By Helen Carefoot     

This article originally appeared Sept. 12, 2019 in The Washington Post

The books

Before she starts any decorating project, New York City designer Tara Seawright asks clients to cut their collections. To help them decide what stays and what goes, she suggests that they think about each volume’s day-to-day use and why they’re buying and acquiring books in the first place.

“The whole idea of books has really changed, and things get very edited,” she said, especially in cities, where space is at a premium. “Books have become more like a resource library, and people tend to keep books that are more visually arresting.”

Other questions to consider: Do you turn to a physical dictionary to look up words, or are you using an app? Do you have a favorite cookbook, or are you finding recipes online? Do you like to re-read your favorite books? Are there books that are personally meaningful to you? Do they help you with hobbies, work or school? When you’re finished, you’ll have a curated collection that reflects your passions and interests without cluttering your space, Seawright said.

The cases

Don’t feel pressure to stick to petite furniture just because you’re furnishing a small space. “People tend to get a few small bookshelves in a small space and keep them all a manageable height, like four feet tall, but if you get a taller bookshelf that goes as close as you can to the ceiling, it makes a space feel much bigger than a lot of little shelves everywhere,” said Laurie Gillman, co-owner of East City Bookshop in Washington, D.C., who has a background in interior design.

She recommends picking a larger piece for your main book storage, and then supplementing with smaller options as needed. “Having something that’s bigger somehow makes the space feel more put together and inviting,” she said.

Hanna Hollenbach, a 20-year-old student who documents her book collection on Instagram (@hannasbookhaven), stores most of her books on two simple Ikea Billy bookcases flanking two large windows in the living room of her one-bedroom apartment. She also uses a rolling utility cart with three compartments that she bought at Michael’s. “I wanted something different and inexpensive that I could move to different spaces,” she said.

To add interest, she frequently switches books into different configurations. She also decorates her shelves with “book breaks” – signs, candles and figurines to infuse personality into the display.

Gillman uses several Ikea bookcases, including the Billy, in her store, along with some more statement-making pieces in bright colors or chrome that she thrifted, found on Craigslist or even picked up off the sidewalk.

The alternatives

The options are limitless when it comes to storing and decorating with books, even if you lack space. Think about nooks and crannies or those spots that might not normally be used, such as above a door frame or under the treads of a staircase. If you have high kitchen cabinets in your kitchen that aren’t seeing a lot of use, Seawright suggested taking the doors off the highest row and displaying books there.

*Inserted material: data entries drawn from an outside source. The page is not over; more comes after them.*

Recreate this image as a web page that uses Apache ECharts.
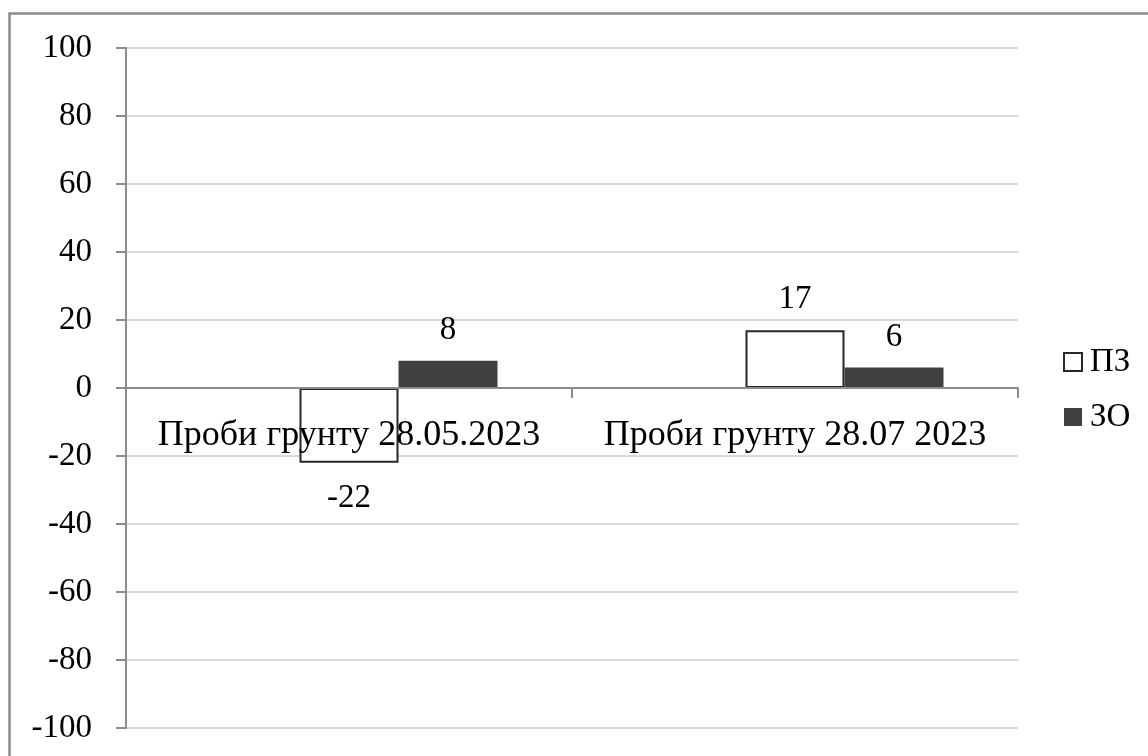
<!DOCTYPE html>
<html>
<head>
<meta charset="utf-8">
<script src="https://cdn.jsdelivr.net/npm/echarts@6/dist/echarts.min.js"></script>
<style>
  html, body { margin: 0; padding: 0; background: #fff; }
  #chart { width: 1148px; height: 756px; }
</style>
</head>
<body>
<div id="chart"></div>
<script>
// Soil sample categories and the two measured series
const categories = ['Проби грунту 28.05.2023', 'Проби грунту 28.07 2023'];
const seriesPZ = [-22, 17];
const seriesZO = [8, 6];
// Empty leading slot in each group (no values)
const seriesBlank = [null, null];

const FONT = "'Liberation Serif', 'Times New Roman', serif";

function withLabelSide(values) {
  return values.map(v => ({
    value: v,
    label: v < 0 ? { position: 'bottom', distance: 19 } : { position: 'top', distance: 14 }
  }));
}

const chart = echarts.init(document.getElementById('chart'), null, { renderer: 'canvas' });

chart.setOption({
  backgroundColor: '#ffffff',
  animation: false,
  textStyle: { fontFamily: FONT, color: '#000' },
  graphic: [{
    type: 'rect',
    shape: { x: 9.5, y: 13.5, width: 1300, height: 900 },
    style: { fill: 'none', stroke: '#8c8c8c', lineWidth: 2.5 },
    silent: true,
    z: -1
  }],
  grid: { left: 126, right: 130, top: 48, bottom: 28, containLabel: false, outerBoundsMode: 'none' },
  legend: {
    orient: 'vertical',
    left: 1063,
    top: 345,
    padding: 0,
    itemWidth: 18,
    itemHeight: 18,
    itemGap: 21,
    data: ['ПЗ', 'ЗО'],
    icon: 'rect',
    textStyle: { fontFamily: FONT, fontSize: 33, color: '#000', lineHeight: 34, padding: [0, 0, 0, 3] }
  },
  xAxis: {
    type: 'category',
    data: categories,
    z: 3,
    axisLine: { onZero: true, lineStyle: { color: '#8c8c8c', width: 2 } },
    axisTick: { show: true, alignWithLabel: false, length: 10, lineStyle: { color: '#8c8c8c', width: 2 } },
    // category names sit just under the zero line, inside the plot, drawn over the bars
    axisLabel: { fontFamily: FONT, fontSize: 36, color: '#000', margin: -310, interval: 0 },
    splitLine: { show: false }
  },
  yAxis: {
    type: 'value',
    min: -100,
    max: 100,
    interval: 20,
    axisLine: { show: true, lineStyle: { color: '#8c8c8c', width: 2 } },
    axisTick: { show: true, length: 10, lineStyle: { color: '#8c8c8c', width: 2 } },
    axisLabel: { fontFamily: FONT, fontSize: 33, color: '#000', margin: 34 },
    splitLine: { show: true, lineStyle: { color: '#d9d9d9', width: 2 } }
  },
  series: [
    {
      name: '',
      type: 'bar',
      data: seriesBlank,
      barWidth: 99,
      barGap: '0%',
      itemStyle: { color: 'transparent' },
      silent: true
    },
    {
      name: 'ПЗ',
      type: 'bar',
      data: withLabelSide(seriesPZ),
      barWidth: 99,
      barGap: '0%',
      itemStyle: { color: '#ffffff', borderColor: '#262626', borderWidth: 2 },
      label: { show: true, fontFamily: FONT, fontSize: 33, color: '#000' }
    },
    {
      name: 'ЗО',
      type: 'bar',
      data: withLabelSide(seriesZO),
      barWidth: 99,
      barGap: '0%',
      itemStyle: { color: '#404040' },
      label: { show: true, fontFamily: FONT, fontSize: 33, color: '#000' }
    }
  ]
});
</script>
</body>
</html>
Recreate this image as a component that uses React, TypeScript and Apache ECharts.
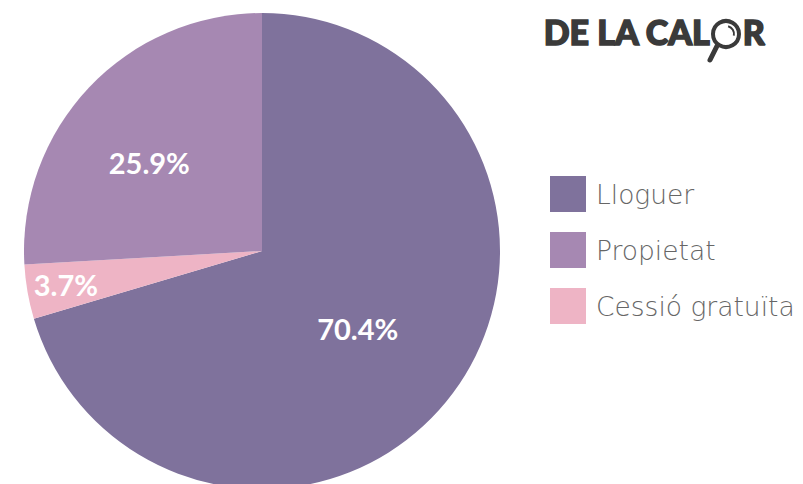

Seawright suggests putting shelves directly on the wall. If you do so, she recommends picking shelves that match the color of the walls (“I don’t think a wall shelf that you put books on should stand out,” she said) and have an outside edge to prevent books from sliding and falling. Be careful not to hang shelves in places that would impede opening doors or windows.

Or, don’t use storage at all. As long as they’re not in the way, piles of books on the floor or under windowsills can look artful and interesting. “Stack them next to a day bed to make a visual statement,” Seawright suggested.

The rest

You don’t need a window seat or a wood-paneled study to create a cozy reading spot. According to both Seawright and Gillman, the essentials are a comfy seat, good lighting and a place to set down a drink. If you read in coffee shops or libraries, “start noticing when you stay for a long time in a place and try to duplicate that in your own home,” Seawright said.

A supportive seat is important, because you won’t use the space if you can’t be comfortable there for a while, Seawright said. She suggests pairing it with a cushioned ottoman. “Pick something comfortable where you can put your feet that’s not a stool,” she said. Pillows and throws are inexpensive ways to add more softness.

A place to set a drink, your phone or a small stack of books is essential. Gillman uses several nested tables in the store so she can have extra space to display books when she has more inventory during busy seasons, but anyone could apply this idea to their own space.

Adequate lighting is key for good reading, and the dark basement space in her store presented challenges for Gillman that she solved with layered lighting. In addition to removing some of the bulbs from many of the pre-installed fluorescent lighting fixtures, Gillman picked table lamps with shades to concentrate diffused light in the shop’s larger seating area. She said light should be about eye level when you’re sitting. Seawright suggests investing in a dimmer switch to control the mood and to choose bulbs that don’t have a blue tint to create warmth and coziness.

You could also go basic. “You could create a cozy book nook with some floor cushions, a light and maybe some milk crates to hold the books,” Gillman said. “It doesn’t have to be the most beautiful or most expensive.”